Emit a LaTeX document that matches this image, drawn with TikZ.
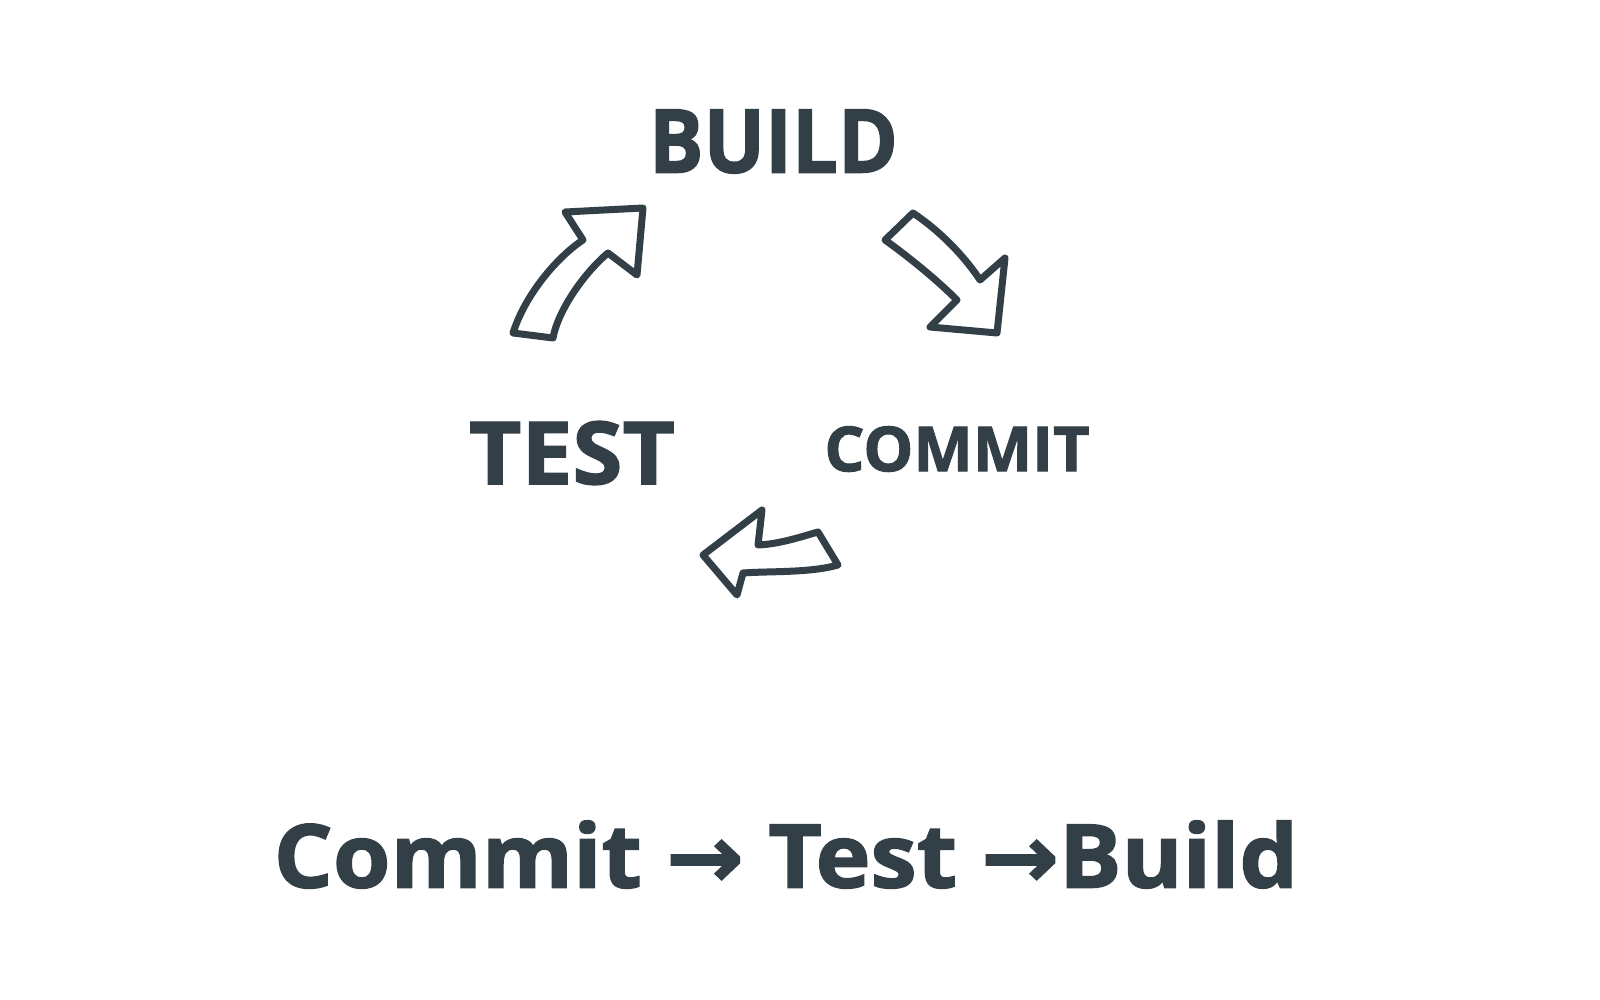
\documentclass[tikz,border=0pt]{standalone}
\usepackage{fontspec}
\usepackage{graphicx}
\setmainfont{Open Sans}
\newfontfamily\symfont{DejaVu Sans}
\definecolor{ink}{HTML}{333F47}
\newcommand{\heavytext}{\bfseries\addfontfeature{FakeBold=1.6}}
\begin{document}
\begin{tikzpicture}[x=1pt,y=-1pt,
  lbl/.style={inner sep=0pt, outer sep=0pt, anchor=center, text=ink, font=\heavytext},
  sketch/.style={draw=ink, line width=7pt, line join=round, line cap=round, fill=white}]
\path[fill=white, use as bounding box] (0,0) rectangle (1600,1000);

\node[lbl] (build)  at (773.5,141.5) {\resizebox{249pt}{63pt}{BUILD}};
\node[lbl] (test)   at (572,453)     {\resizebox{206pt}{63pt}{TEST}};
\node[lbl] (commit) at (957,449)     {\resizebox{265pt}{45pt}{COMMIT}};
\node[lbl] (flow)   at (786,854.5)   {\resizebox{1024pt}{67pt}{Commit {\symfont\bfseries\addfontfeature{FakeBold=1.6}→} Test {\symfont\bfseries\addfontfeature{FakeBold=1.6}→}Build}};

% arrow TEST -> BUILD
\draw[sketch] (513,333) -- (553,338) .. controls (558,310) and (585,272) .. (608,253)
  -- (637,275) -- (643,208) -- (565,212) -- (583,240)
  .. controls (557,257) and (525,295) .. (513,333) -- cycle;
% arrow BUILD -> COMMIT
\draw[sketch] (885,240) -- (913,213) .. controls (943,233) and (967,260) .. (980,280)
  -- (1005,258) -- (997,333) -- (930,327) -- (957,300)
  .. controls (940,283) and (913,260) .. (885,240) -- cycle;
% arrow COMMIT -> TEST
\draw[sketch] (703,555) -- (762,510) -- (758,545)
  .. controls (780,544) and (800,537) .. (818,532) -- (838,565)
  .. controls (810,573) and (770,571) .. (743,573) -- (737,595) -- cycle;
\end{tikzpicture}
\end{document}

+ + + + +

Write out nothing but the lines from the start of the data through the line with "(0,0) rectangle (1600,1000);". Leave out the pictures.

Emit a LaTeX document that matches this image, drawn with TikZ.
\documentclass[tikz,border=0pt]{standalone}
\usepackage{fontspec}
\usepackage{graphicx}
\setmainfont{Open Sans}
\newfontfamily\symfont{DejaVu Sans}
\definecolor{ink}{HTML}{333F47}
\newcommand{\heavytext}{\bfseries\addfontfeature{FakeBold=1.6}}
\begin{document}
\begin{tikzpicture}[x=1pt,y=-1pt,
  lbl/.style={inner sep=0pt, outer sep=0pt, anchor=center, text=ink, font=\heavytext},
  sketch/.style={draw=ink, line width=7pt, line join=round, line cap=round, fill=white}]
\path[fill=white, use as bounding box] (0,0) rectangle (1600,1000);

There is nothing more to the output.